A black hole went into my Marantz SA-10!


I always use a Herbies black hole II CD disc damper. It somehow got lost inside the transport. The tray is shallow as is, so it didn't take much for it to get knocked, and in it went! So I freaked out. I looked inside behind the tray with a bright LED flashlight. I didn't see it. Everything works. Tray goes in and out without any snagging. No skipping. I'm not not very mechanical and have no idea which screws to loosen and don't want to mess with it. It happened about 30 hours of listening ago. I use the Herbies black hole CD disc damper for 6 years. When I had my Sony 5400 ES it did make a difference and was repeatable. My GF agreed. I never did the AB comparison on the Marantz. Maybe the transport on it is not tweakable since they built it themselves. I know Steve Nugent here is a big believer in some kind of damping. Anyway its playing.
128x128blueranger

Showing 4 responses by bdp24

Another excellent metal enclosure damping material is EAR Isodamp SD125, available from Michael Percy Audio.
The EAR Isodamp SD is a different product for a different application than the "blue stuff" that company makes.

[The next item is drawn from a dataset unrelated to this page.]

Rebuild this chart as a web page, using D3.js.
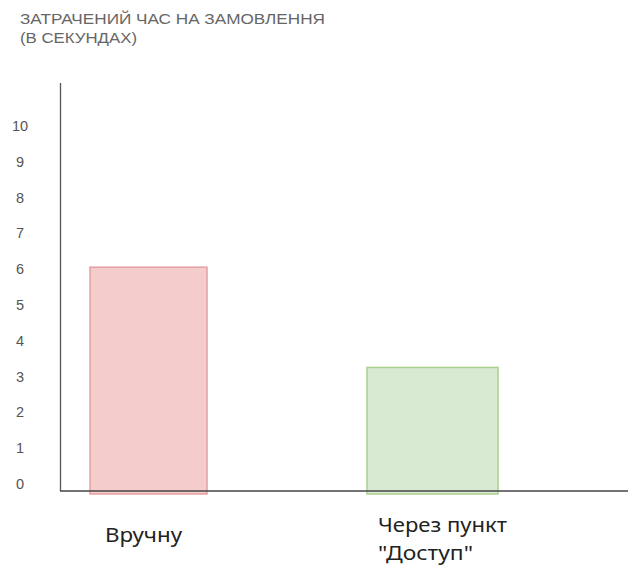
<!DOCTYPE html>
<html><head><meta charset="utf-8">
<script src="https://cdn.jsdelivr.net/npm/d3@7"></script>
<style>body{margin:0;background:#fff;}</style>
</head><body>
<script>
const titleLines = ["ЗАТРАЧЕНИЙ ЧАС НА ЗАМОВЛЕННЯ", "(В СЕКУНДАХ)"];
const categories = ["Вручну", "Через пункт \"Доступ\""];
const categoryLines = [["Вручну"], ["Через пункт", "\"Доступ\""]];
const values = [6, 3.2];
const fills = ["#f4cccc", "#d9ead3"];
const strokes = ["#e3a0a3", "#a9d08e"];
const yTicks = [0,1,2,3,4,5,6,7,8,9,10];

const W = 628, H = 568;
const barWidths = [117, 131];
const titleWidths = [305, 117];
const labelWidths = [[77], [129, 95]];
const svg = d3.select("body").append("svg").attr("width", W).attr("height", H);

const y = d3.scaleLinear().domain([0, 10]).range([484, 126]);
const x = d3.scalePoint().domain(categories).range([148.5, 432.5]);

// title
svg.append("g").selectAll("text").data(titleLines).join("text")
  .attr("x", 20).attr("y", (d,i) => 24 + i*19)
  .attr("font-family", "Liberation Sans, Arial, sans-serif")
  .attr("font-size", 14.5).attr("fill", "#666")
  .attr("textLength", (d,i) => titleWidths[i]).attr("lengthAdjust", "spacingAndGlyphs")
  .text(d => d);

// y tick labels
svg.append("g").selectAll("text").data(yTicks).join("text")
  .attr("x", 20).attr("y", d => y(d)).attr("dy", "0.35em")
  .attr("text-anchor", "middle")
  .attr("font-family", "Liberation Sans, Arial, sans-serif")
  .attr("font-size", 14.5).attr("fill", "#555")
  .text(d => d);

const baseline = y(0) + 7;
// bars
svg.append("g").selectAll("rect").data(values).join("rect")
  .attr("x", (d,i) => x(categories[i]) - barWidths[i]/2)
  .attr("y", d => y(d) - 2)
  .attr("width", (d,i) => barWidths[i])
  .attr("height", d => baseline + 5 - y(d))
  .attr("fill", (d,i) => fills[i])
  .attr("stroke", (d,i) => strokes[i])
  .attr("stroke-width", 1.5);

// axes lines
svg.append("line").attr("x1", 60.5).attr("x2", 60.5).attr("y1", 83).attr("y2", baseline)
  .attr("stroke", "#555").attr("stroke-width", 1.3);
svg.append("line").attr("x1", 60).attr("x2", W).attr("y1", baseline).attr("y2", baseline)
  .attr("stroke", "#444").attr("stroke-width", 1.6);

// category labels
const labX = [105, 378];
const labY = [542, 532];
svg.append("g").selectAll("g").data(categoryLines).join("g")
  .each(function(lines, i) {
    d3.select(this).selectAll("text").data(lines).join("text")
      .attr("font-family", "Noto Sans, Open Sans, sans-serif")
      .attr("font-size", 19.5).attr("fill", "#222")
      .attr("x", labX[i])
      .attr("y", (d,j) => labY[i] + j*28)
      .attr("textLength", (d,j) => labelWidths[i][j]).attr("lengthAdjust", "spacingAndGlyphs")
      .text(d => d);
  });
</script>
</body></html>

For details, see the Michael Percy Audio website. To quote Percy, the SD125 (1/8" thick) is "The best material available for free air damping of metal parts, circuit boards, and chassis covers and enclosures.
I did more than believe him Geoff, I ordered some SD for my EAR-Yoshino line stage and Herron phono amp. It completely eliminated the nasty, metallic ringing of both piece's top covers. My Esoteric digital player doesn't need it, as that unit's enclosure is very well damped. The transformer cover of my Music Reference power amp could also benefit, but I have a VPI brick on top of it, so no need. 

Yeah blueranger, it is not for enclosure damping that I use the VPI Brick, but rather for absorbing stray fields from the amp's transformers. But the mass of the Brick makes damping products unnecessary. Another product for dealing with those fields but without the mass of the Brick is the Shakti Stone.

Geoff's questioning of the audibility of electronic enclosure vibrations and resonances is valid. But they can't help! In a perfect world, hi-fi electronic enclosures would contain no vibrations, whether from transformers, acoustic waves from loudspeakers, or seismic activity from the Earth's crust etc. Tubes especially benefit from isolation from vibration regardless of their origination, especially the small signal tubes in phono amps and line stages, but also the input and driver tubes in power amps. Also digital devices, especially CD/SACD spinners, mechanical "reading" instruments.